Parallel Functioning Hypothesis to Explain Pronoun Resolution and Processing Load: Evidence from Eye-tracking

Cinkara E., CABAROĞLU N.

JOURNAL OF QUANTITATIVE LINGUISTICS, vol.22, no.2, pp.119-134, 2015 (SSCI) identifier identifier


Although the pronoun resolution mechanism has not been clearly defined, research in language acquisition, computation, and production has proposed various explanations for it in various languages. Among these models, the Parallel Function Hypothesis (PF) suggested that in a complex sentence, if the co-referential noun phrases are in the same grammatical functional category, the Parallel Function Pronoun Resolution (PFR), the statement is easier to process than the Non-parallel Function Pronoun (non-PFR) Resolution.
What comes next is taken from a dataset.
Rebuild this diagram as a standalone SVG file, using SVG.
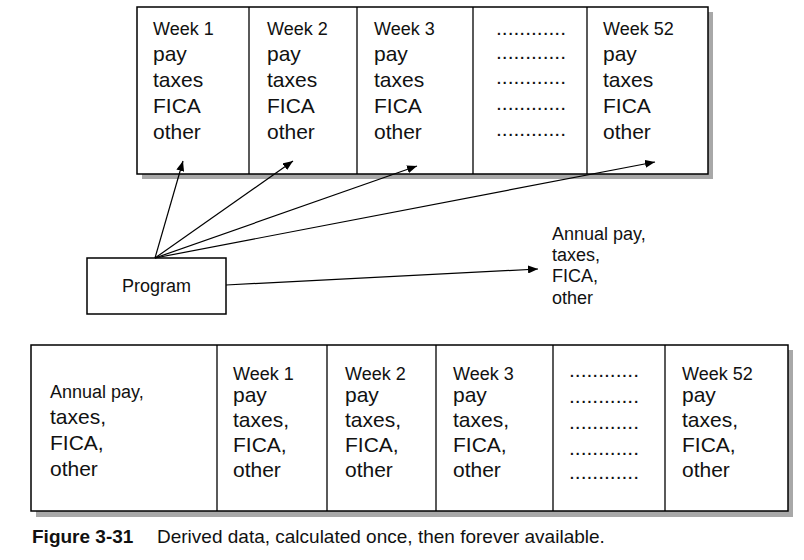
<svg xmlns="http://www.w3.org/2000/svg" width="804" height="560" viewBox="0 0 804 560">
<defs>
<style>
.box{fill:#fff;stroke:#000;stroke-width:1.5}
.shadow{fill:#a8a8a8}
.div{stroke:#000;stroke-width:1.3}
.t{font-family:"Liberation Sans",Arial,sans-serif;fill:#111}
.s{font-size:18px}
.l{font-size:21px}
.c{font-size:19px}
.b{font-weight:bold}
.conn{stroke:#000;stroke-width:1.2;fill:none}
</style>
<marker id="ah" viewBox="0 0 10 8" refX="10" refY="4" markerWidth="10" markerHeight="8" markerUnits="userSpaceOnUse" orient="auto">
<path d="M0,0 L10,4 L0,8 z" fill="#000"/>
</marker>
</defs>
<rect width="804" height="560" fill="#fff"/>

<g id="top-table">
<rect class="shadow" x="142" y="12" width="571" height="167"/>
<rect class="box" x="137" y="7" width="571" height="167"/>
<line class="div" x1="249" y1="7" x2="249" y2="174"/>
<line class="div" x1="357" y1="7" x2="357" y2="174"/>
<line class="div" x1="473" y1="7" x2="473" y2="174"/>
<line class="div" x1="587" y1="7" x2="587" y2="174"/>
<g id="top-week1" class="t">
<text class="s" x="153" y="35">Week 1</text>
<text class="l" x="153" y="61">pay</text>
<text class="l" x="153" y="87">taxes</text>
<text class="l" x="153" y="113">FICA</text>
<text class="l" x="153" y="139">other</text>
</g>
<g id="top-week2" class="t">
<text class="s" x="267" y="35">Week 2</text>
<text class="l" x="267" y="61">pay</text>
<text class="l" x="267" y="87">taxes</text>
<text class="l" x="267" y="113">FICA</text>
<text class="l" x="267" y="139">other</text>
</g>
<g id="top-week3" class="t">
<text class="s" x="374" y="35">Week 3</text>
<text class="l" x="374" y="61">pay</text>
<text class="l" x="374" y="87">taxes</text>
<text class="l" x="374" y="113">FICA</text>
<text class="l" x="374" y="139">other</text>
</g>
<g id="top-dots" class="t">
<text class="l" x="496" y="35">............</text>
<text class="l" x="496" y="59">............</text>
<text class="l" x="496" y="84">............</text>
<text class="l" x="496" y="110">............</text>
<text class="l" x="496" y="136">............</text>
</g>
<g id="top-week52" class="t">
<text class="s" x="603" y="35">Week 52</text>
<text class="l" x="603" y="61">pay</text>
<text class="l" x="603" y="87">taxes</text>
<text class="l" x="603" y="113">FICA</text>
<text class="l" x="603" y="139">other</text>
</g>
</g>

<g id="program">
<rect class="box" x="87" y="258" width="139" height="56"/>
<text class="t s" x="156.5" y="292" text-anchor="middle">Program</text>
</g>

<g id="annual-output" class="t">
<text class="s" x="552" y="240">Annual pay,</text>
<text class="s" x="552" y="261">taxes,</text>
<text class="s" x="552" y="282">FICA,</text>
<text class="s" x="552" y="304">other</text>
</g>

<g id="connectors">
<line class="conn" x1="155" y1="258" x2="183" y2="161" marker-end="url(#ah)"/>
<line class="conn" x1="155" y1="258" x2="293" y2="161" marker-end="url(#ah)"/>
<line class="conn" x1="155" y1="258" x2="417" y2="166" marker-end="url(#ah)"/>
<line class="conn" x1="155" y1="258" x2="655" y2="162" marker-end="url(#ah)"/>
<line class="conn" x1="226" y1="285" x2="538" y2="269" marker-end="url(#ah)"/>
</g>

<g id="bottom-table">
<rect class="shadow" x="36" y="350" width="757" height="167"/>
<rect class="box" x="31" y="345" width="757" height="166"/>
<line class="div" x1="217" y1="345" x2="217" y2="511"/>
<line class="div" x1="327" y1="345" x2="327" y2="511"/>
<line class="div" x1="436" y1="345" x2="436" y2="511"/>
<line class="div" x1="553" y1="345" x2="553" y2="511"/>
<line class="div" x1="665" y1="345" x2="665" y2="511"/>
<g id="bottom-annual" class="t">
<text class="s" x="50" y="398">Annual pay,</text>
<text class="l" x="50" y="424">taxes,</text>
<text class="l" x="50" y="450">FICA,</text>
<text class="l" x="50" y="476">other</text>
</g>
<g id="bottom-week1" class="t">
<text class="s" x="233" y="380">Week 1</text>
<text class="l" x="233" y="402">pay</text>
<text class="l" x="233" y="427">taxes,</text>
<text class="l" x="233" y="452">FICA,</text>
<text class="l" x="233" y="477">other</text>
</g>
<g id="bottom-week2" class="t">
<text class="s" x="345" y="380">Week 2</text>
<text class="l" x="345" y="402">pay</text>
<text class="l" x="345" y="427">taxes,</text>
<text class="l" x="345" y="452">FICA,</text>
<text class="l" x="345" y="477">other</text>
</g>
<g id="bottom-week3" class="t">
<text class="s" x="453" y="380">Week 3</text>
<text class="l" x="453" y="402">pay</text>
<text class="l" x="453" y="427">taxes,</text>
<text class="l" x="453" y="452">FICA,</text>
<text class="l" x="453" y="477">other</text>
</g>
<g id="bottom-dots" class="t">
<text class="l" x="569" y="377">............</text>
<text class="l" x="569" y="403">............</text>
<text class="l" x="569" y="429">............</text>
<text class="l" x="569" y="455">............</text>
<text class="l" x="569" y="479">............</text>
</g>
<g id="bottom-week52" class="t">
<text class="s" x="682" y="380">Week 52</text>
<text class="l" x="682" y="402">pay</text>
<text class="l" x="682" y="427">taxes,</text>
<text class="l" x="682" y="452">FICA,</text>
<text class="l" x="682" y="477">other</text>
</g>
</g>

<g id="caption" class="t c">
<text class="b" x="32" y="543">Figure 3-31</text>
<text x="157" y="543">Derived data, calculated once, then forever available.</text>
</g>
</svg>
In the current paper, we studied the processing times of these pronouns through eye-tracking methodology, and compared the first fixation, total fixation and difficulty level of PFR and non-PFR pronouns, as explained in the PF for pronoun referencing mechanism. In the Eye-mind Assumption (EMA), Just and Carpenter suggested that a person's attention could be followed through the visual display in eye movement recordings, in which the duration of fixation on a word was interpreted as the processing of information. In other words, the difficulty in processing could be manifested on eye tracking data, especially on fixations. It was also clearly put forward that the eye tracking data revealed information on information processing regarding syntactic processing difficulty. The results of the current study suggested that pronouns which were resolved to a noun phrase which had a similar grammatical function were fixated less than pronouns which were resolved to a noun which had a different grammatical function. Unlike first fixation durations, total fixation durations of PFR pronouns were significantly shorter than those of non-PFR pronouns. Therefore, in terms of syntactic processing load, it could be stated that our findings clearly illustrated that non-parallel pronoun resolution involves more processing load than parallel resolution.